I was once asked by an editor--who later became a writer--how I got my stories. BE MINE's origin came while driving along a country road, and seeing an Amish girl riding her pony.
They were in such unison, that girl with her long dress riding up above her jeans and boots, the spotted pony beneath her, racing together, almost in one body.
And that is the origin, the nugget, that began BE MINE.
The sight of that girl and pony threw me back to some of my background, and the connection, the stirring began...

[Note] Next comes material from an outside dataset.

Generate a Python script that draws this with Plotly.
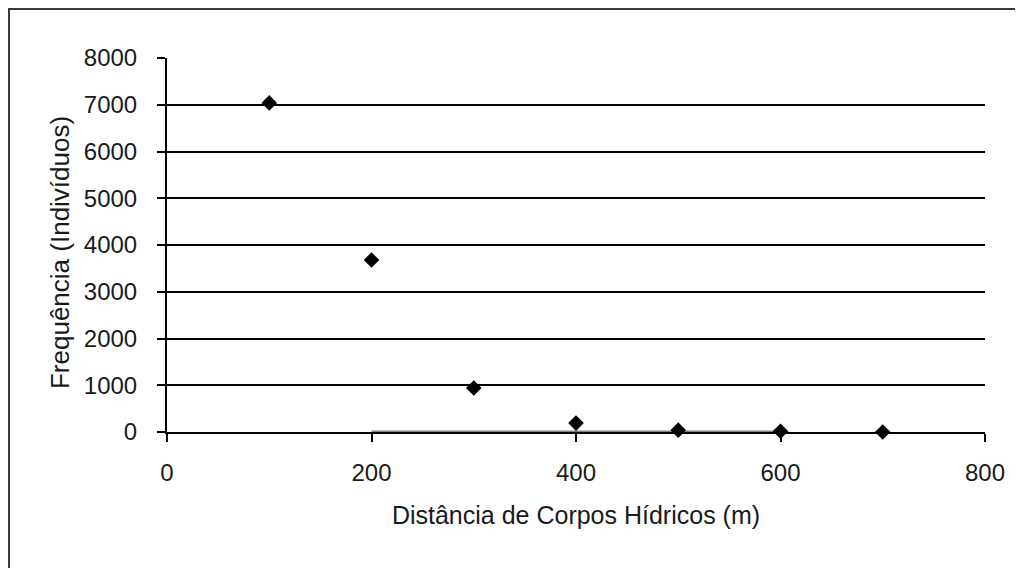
import plotly.graph_objects as go

# distance to water bodies (m) and counted individuals
distancia = [100, 200, 300, 400, 500, 600, 700]
frequencia = [7040, 3680, 940, 190, 40, 15, 0]

# grey segment lying on the x axis in the original
linha_x = [200, 600]
linha_y = [0, 0]

x_ticks = [0, 200, 400, 600, 800]
y_ticks = [0, 1000, 2000, 3000, 4000, 5000, 6000, 7000, 8000]

familia = 'Liberation Sans, Arial, sans-serif'
cor_texto = '#1a1a1a'

fig = go.Figure()
fig.add_trace(go.Scatter(x=linha_x, y=linha_y, mode='lines',
                         line=dict(color='#808080', width=3),
                         hoverinfo='skip', cliponaxis=False))
fig.add_trace(go.Scatter(x=distancia, y=frequencia, mode='markers',
                         marker=dict(symbol='diamond', size=12, color='black'),
                         cliponaxis=False))

# the page body adds an 8px offset, so the figure is 8px smaller
fig.update_layout(
    width=1015, height=560,
    margin=dict(l=159, r=38, t=50, b=136),
    paper_bgcolor='white', plot_bgcolor='white',
    showlegend=False,
    font=dict(family=familia, size=24, color=cor_texto),
    xaxis=dict(
        title=dict(text='Distância de Corpos Hídricos (m)',
                   font=dict(family=familia, size=25, color=cor_texto), standoff=22),
        range=[0, 800], tickvals=x_ticks,
        showline=True, linecolor='black', linewidth=2,
        ticks='outside', ticklen=8, tickwidth=2, tickcolor='black',
        showgrid=False, zeroline=False, layer='below traces',
        ticklabelstandoff=10,
    ),
    yaxis=dict(
        range=[0, 8000], tickvals=y_ticks,
        showline=True, linecolor='black', linewidth=2,
        ticks='outside', ticklen=8, tickwidth=2, tickcolor='black',
        showgrid=True, gridcolor='black', gridwidth=1.5,
        zeroline=False, layer='below traces',
        ticklabelstandoff=15,
    ),
    annotations=[dict(text='Frequência (Indivíduos)', textangle=-90,
                      xref='paper', yref='paper', x=-0.1308, y=0.4786,
                      xanchor='center', yanchor='middle', showarrow=False,
                      font=dict(family=familia, size=26, color=cor_texto))],
    shapes=[dict(type='rect', xref='paper', yref='paper',
                 x0=-0.1932, x1=1.2, y0=-0.6, y1=1.131,
                 line=dict(color='#3a3a3a', width=2))],
)

fig.write_html("out.html")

My first editor put me under contract because "you have the stories, and we want them". I think some writers are naturally just full of it. Stories bubble from their brains, and mine come that way. Any scene, a special word, can set my imagination spinning. I rarely have a dry spell--and no, the WB words should not be spoken, addressed, mentioned.
The WB words, when stories churn more slowly within the writer, should be eliminated from any discussion, banned, kaput. They are a HEX, a CURSE to any writer believing in them. If believing in WB, you're blocking your potential story right there.
If the story or plot comes more slowly, think of it as NESTING or BREWING THE STORY.
TIP: IF YOU GET INTO A STORY, DO NOT LET IT GET COLD. Sometimes we have life or what I call NOVEL INTERRUPTUS. But a story is a live thing, with a pulse, and you can lock into it again. One of my best tips here is: If you can... if you can... leave a short paragraph of your intended next scene or make a few notes.
TIP: GET OUT FROM BEHIND THE DESK. GET EXPERIENCES (no laughing here, please.:)) NIGHT FIRE emerged from driving the entire length of the Oregon Trail. I use pictures from wherever I've traveled and researched. (I'm currently looking for a really good old windmill with missing blades.)
Writers: Shh... Don't say the WB word, or even think it.